* [TASK DESCRIPTION]: Leave out the pictures, then reproduce the rest of the material exactly.

##### DATA PROVIDED

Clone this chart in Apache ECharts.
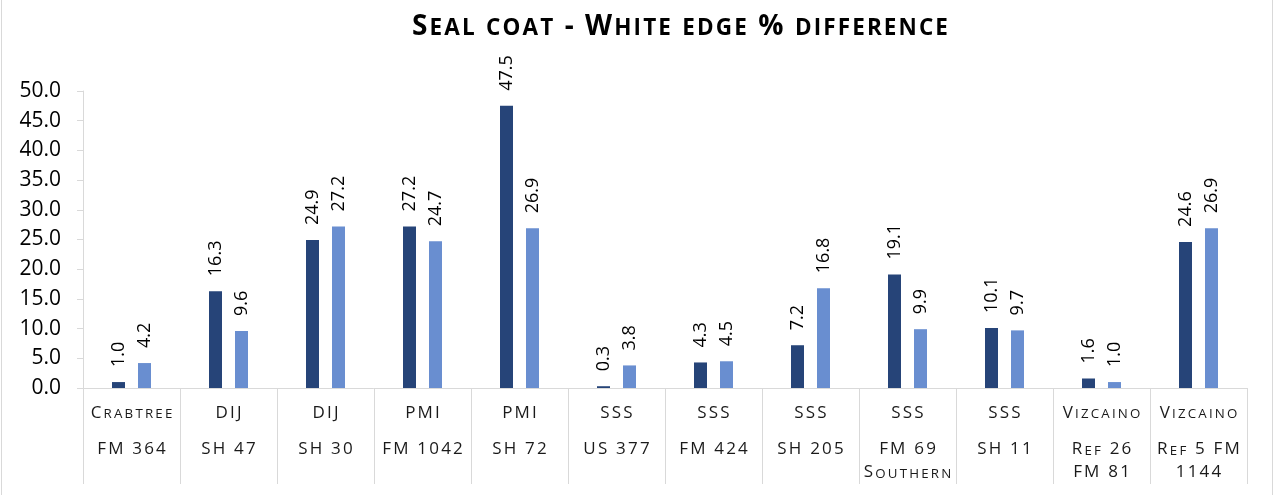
<!DOCTYPE html>
<html>
<head>
<meta charset="utf-8">
<script src="https://cdn.jsdelivr.net/npm/echarts@6/dist/echarts.min.js"></script>
<style>
  html, body { margin: 0; padding: 0; background: #ffffff; }
  #chart { width: 1275px; height: 495px; }
</style>
</head>
<body>
<div id="chart"></div>
<script>
// Contractor / route pairs along the category axis
const contractors = ['Crabtree', 'DIJ', 'DIJ', 'PMI', 'PMI', 'SSS', 'SSS', 'SSS', 'SSS', 'SSS', 'Vizcaino', 'Vizcaino'];
const routes = ['FM 364', 'SH 47', 'SH 30', 'FM 1042', 'SH 72', 'US 377', 'FM 424', 'SH 205', 'FM 69\nSouthern', 'SH 11', 'Ref 26\nFM 81', 'Ref 5 FM\n1144'];

// White edge % difference, two measurements per section
const seriesDark = [1.0, 16.3, 24.9, 27.2, 47.5, 0.3, 4.3, 7.2, 19.1, 10.1, 1.6, 24.6];
const seriesLight = [4.2, 9.6, 27.2, 24.7, 26.9, 3.8, 4.5, 16.8, 9.9, 9.7, 1.0, 26.9];

// Value axis range
const yMin = 0;
const yMax = 50;
const yStep = 5;

const titleText = 'Seal coat - White edge % difference';

const FONT = '"Open Sans", "DejaVu Sans", sans-serif';

// Small-caps rendering: lowercase letters become reduced capitals, everything
// else stays full size. Each character is its own rich token so it can carry
// letter spacing.
function smallCaps(line, big, small) {
  const out = [];
  for (const ch of line) {
    if (/[a-z]/.test(ch)) {
      out.push('{' + small + '|' + ch.toUpperCase() + '}');
    } else {
      out.push('{' + big + '|' + ch + '}');
    }
  }
  return out.join('');
}

function categoryLabel(idx) {
  const lines = [smallCaps(contractors[idx], 'b1', 's1')];
  routes[idx].split('\n').forEach(l => lines.push(smallCaps(l, 'b2', 's2')));
  return lines.join('\n');
}

const catBig = 17, catSmall = 13.3, catPad = 1.1;
const catShift = 0.714 * (catBig - catSmall);

const titleBig = 28, titleSmall = 22.5, titlePad = 1.05;
const titleShift = 0.714 * (titleBig - titleSmall);

const categories = contractors.map((c, i) => c + '\n' + routes[i]);

const chart = echarts.init(document.getElementById('chart'), null, { renderer: 'canvas' });

const barLabel = {
  show: true,
  position: 'top',
  rotate: 90,
  align: 'left',
  verticalAlign: 'middle',
  distance: 15,
  fontFamily: FONT,
  fontSize: 18,
  color: '#000000',
  formatter: p => p.value.toFixed(1)
};

chart.setOption({
  animation: false,
  backgroundColor: '#ffffff',
  grid: { left: 83, right: 28, top: 91, bottom: 107, containLabel: false },
  graphic: [
    {
      type: 'rect',
      shape: { x: 1.5, y: -2, width: 1271, height: 499 },
      style: { fill: 'none', stroke: '#d9d9d9', lineWidth: 1 },
      silent: true
    },
    {
      type: 'text',
      x: 680,
      y: 27,
      style: {
        text: smallCaps(titleText, 'B', 'S'),
        align: 'center',
        verticalAlign: 'middle',
        rich: {
          B: { fontFamily: FONT, fontWeight: 'bold', fontSize: titleBig, color: '#000', padding: [0, titlePad], verticalAlign: 'middle' },
          S: { fontFamily: FONT, fontWeight: 'bold', fontSize: titleSmall, color: '#000', padding: [titleShift, titlePad, 0, titlePad], verticalAlign: 'middle' }
        }
      }
    }
  ],
  xAxis: {
    type: 'category',
    data: categories,
    boundaryGap: true,
    axisLine: { show: true, lineStyle: { color: '#d9d9d9', width: 1 } },
    axisTick: { show: true, interval: 0, length: 96, lineStyle: { color: '#d9d9d9', width: 1 } },
    axisLabel: {
      interval: 0,
      margin: 0,
      formatter: (v, i) => categoryLabel(i),
      rich: {
        b1: { fontFamily: FONT, fontSize: catBig, color: '#1a1a1a', lineHeight: 50, padding: [0, catPad], verticalAlign: 'middle' },
        s1: { fontFamily: FONT, fontSize: catSmall, color: '#1a1a1a', padding: [catShift, catPad, 0, catPad], verticalAlign: 'middle' },
        b2: { fontFamily: FONT, fontSize: catBig, color: '#1a1a1a', lineHeight: 23, padding: [0, catPad], verticalAlign: 'middle' },
        s2: { fontFamily: FONT, fontSize: catSmall, color: '#1a1a1a', padding: [catShift, catPad, 0, catPad], verticalAlign: 'middle' }
      }
    },
    splitLine: { show: false }
  },
  yAxis: {
    type: 'value',
    min: yMin,
    max: yMax,
    interval: yStep,
    axisLine: { show: true, lineStyle: { color: '#d9d9d9', width: 1 } },
    axisTick: { show: true, length: 6, lineStyle: { color: '#d9d9d9', width: 1 } },
    axisLabel: {
      margin: 22,
      fontFamily: FONT,
      fontSize: 21,
      color: '#000000',
      formatter: v => v.toFixed(1)
    },
    splitLine: { show: false }
  },
  series: [
    {
      type: 'bar',
      data: seriesDark,
      barWidth: 13,
      barGap: '100%',
      itemStyle: { color: '#264478' },
      label: barLabel
    },
    {
      type: 'bar',
      data: seriesLight,
      barWidth: 13,
      barGap: '100%',
      itemStyle: { color: '#698ed0' },
      label: barLabel
    }
  ]
});
</script>
</body>
</html>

##########

* [FINISHED ANSWER]:
Clone this chart in Apache ECharts.
<!DOCTYPE html>
<html>
<head>
<meta charset="utf-8">
<script src="https://cdn.jsdelivr.net/npm/echarts@6/dist/echarts.min.js"></script>
<style>
  html, body { margin: 0; padding: 0; background: #ffffff; }
  #chart { width: 1275px; height: 495px; }
</style>
</head>
<body>
<div id="chart"></div>
<script>
// Contractor / route pairs along the category axis
const contractors = ['Crabtree', 'DIJ', 'DIJ', 'PMI', 'PMI', 'SSS', 'SSS', 'SSS', 'SSS', 'SSS', 'Vizcaino', 'Vizcaino'];
const routes = ['FM 364', 'SH 47', 'SH 30', 'FM 1042', 'SH 72', 'US 377', 'FM 424', 'SH 205', 'FM 69\nSouthern', 'SH 11', 'Ref 26\nFM 81', 'Ref 5 FM\n1144'];

// White edge % difference, two measurements per section
const seriesDark = [1.0, 16.3, 24.9, 27.2, 47.5, 0.3, 4.3, 7.2, 19.1, 10.1, 1.6, 24.6];
const seriesLight = [4.2, 9.6, 27.2, 24.7, 26.9, 3.8, 4.5, 16.8, 9.9, 9.7, 1.0, 26.9];

// Value axis range
const yMin = 0;
const yMax = 50;
const yStep = 5;

const titleText = 'Seal coat - White edge % difference';

const FONT = '"Open Sans", "DejaVu Sans", sans-serif';

// Small-caps rendering: lowercase letters become reduced capitals, everything
// else stays full size. Each character is its own rich token so it can carry
// letter spacing.
function smallCaps(line, big, small) {
  const out = [];
  for (const ch of line) {
    if (/[a-z]/.test(ch)) {
      out.push('{' + small + '|' + ch.toUpperCase() + '}');
    } else {
      out.push('{' + big + '|' + ch + '}');
    }
  }
  return out.join('');
}

function categoryLabel(idx) {
  const lines = [smallCaps(contractors[idx], 'b1', 's1')];
  routes[idx].split('\n').forEach(l => lines.push(smallCaps(l, 'b2', 's2')));
  return lines.join('\n');
}

const catBig = 17, catSmall = 13.3, catPad = 1.1;
const catShift = 0.714 * (catBig - catSmall);

const titleBig = 28, titleSmall = 22.5, titlePad = 1.05;
const titleShift = 0.714 * (titleBig - titleSmall);

const categories = contractors.map((c, i) => c + '\n' + routes[i]);

const chart = echarts.init(document.getElementById('chart'), null, { renderer: 'canvas' });

const barLabel = {
  show: true,
  position: 'top',
  rotate: 90,
  align: 'left',
  verticalAlign: 'middle',
  distance: 15,
  fontFamily: FONT,
  fontSize: 18,
  color: '#000000',
  formatter: p => p.value.toFixed(1)
};

chart.setOption({
  animation: false,
  backgroundColor: '#ffffff',
  grid: { left: 83, right: 28, top: 91, bottom: 107, containLabel: false },
  graphic: [
    {
      type: 'rect',
      shape: { x: 1.5, y: -2, width: 1271, height: 499 },
      style: { fill: 'none', stroke: '#d9d9d9', lineWidth: 1 },
      silent: true
    },
    {
      type: 'text',
      x: 680,
      y: 27,
      style: {
        text: smallCaps(titleText, 'B', 'S'),
        align: 'center',
        verticalAlign: 'middle',
        rich: {
          B: { fontFamily: FONT, fontWeight: 'bold', fontSize: titleBig, color: '#000', padding: [0, titlePad], verticalAlign: 'middle' },
          S: { fontFamily: FONT, fontWeight: 'bold', fontSize: titleSmall, color: '#000', padding: [titleShift, titlePad, 0, titlePad], verticalAlign: 'middle' }
        }
      }
    }
  ],
  xAxis: {
    type: 'category',
    data: categories,
    boundaryGap: true,
    axisLine: { show: true, lineStyle: { color: '#d9d9d9', width: 1 } },
    axisTick: { show: true, interval: 0, length: 96, lineStyle: { color: '#d9d9d9', width: 1 } },
    axisLabel: {
      interval: 0,
      margin: 0,
      formatter: (v, i) => categoryLabel(i),
      rich: {
        b1: { fontFamily: FONT, fontSize: catBig, color: '#1a1a1a', lineHeight: 50, padding: [0, catPad], verticalAlign: 'middle' },
        s1: { fontFamily: FONT, fontSize: catSmall, color: '#1a1a1a', padding: [catShift, catPad, 0, catPad], verticalAlign: 'middle' },
        b2: { fontFamily: FONT, fontSize: catBig, color: '#1a1a1a', lineHeight: 23, padding: [0, catPad], verticalAlign: 'middle' },
        s2: { fontFamily: FONT, fontSize: catSmall, color: '#1a1a1a', padding: [catShift, catPad, 0, catPad], verticalAlign: 'middle' }
      }
    },
    splitLine: { show: false }
  },
  yAxis: {
    type: 'value',
    min: yMin,
    max: yMax,
    interval: yStep,
    axisLine: { show: true, lineStyle: { color: '#d9d9d9', width: 1 } },
    axisTick: { show: true, length: 6, lineStyle: { color: '#d9d9d9', width: 1 } },
    axisLabel: {
      margin: 22,
      fontFamily: FONT,
      fontSize: 21,
      color: '#000000',
      formatter: v => v.toFixed(1)
    },
    splitLine: { show: false }
  },
  series: [
    {
      type: 'bar',
      data: seriesDark,
      barWidth: 13,
      barGap: '100%',
      itemStyle: { color: '#264478' },
      label: barLabel
    },
    {
      type: 'bar',
      data: seriesLight,
      barWidth: 13,
      barGap: '100%',
      itemStyle: { color: '#698ed0' },
      label: barLabel
    }
  ]
});
</script>
</body>
</html>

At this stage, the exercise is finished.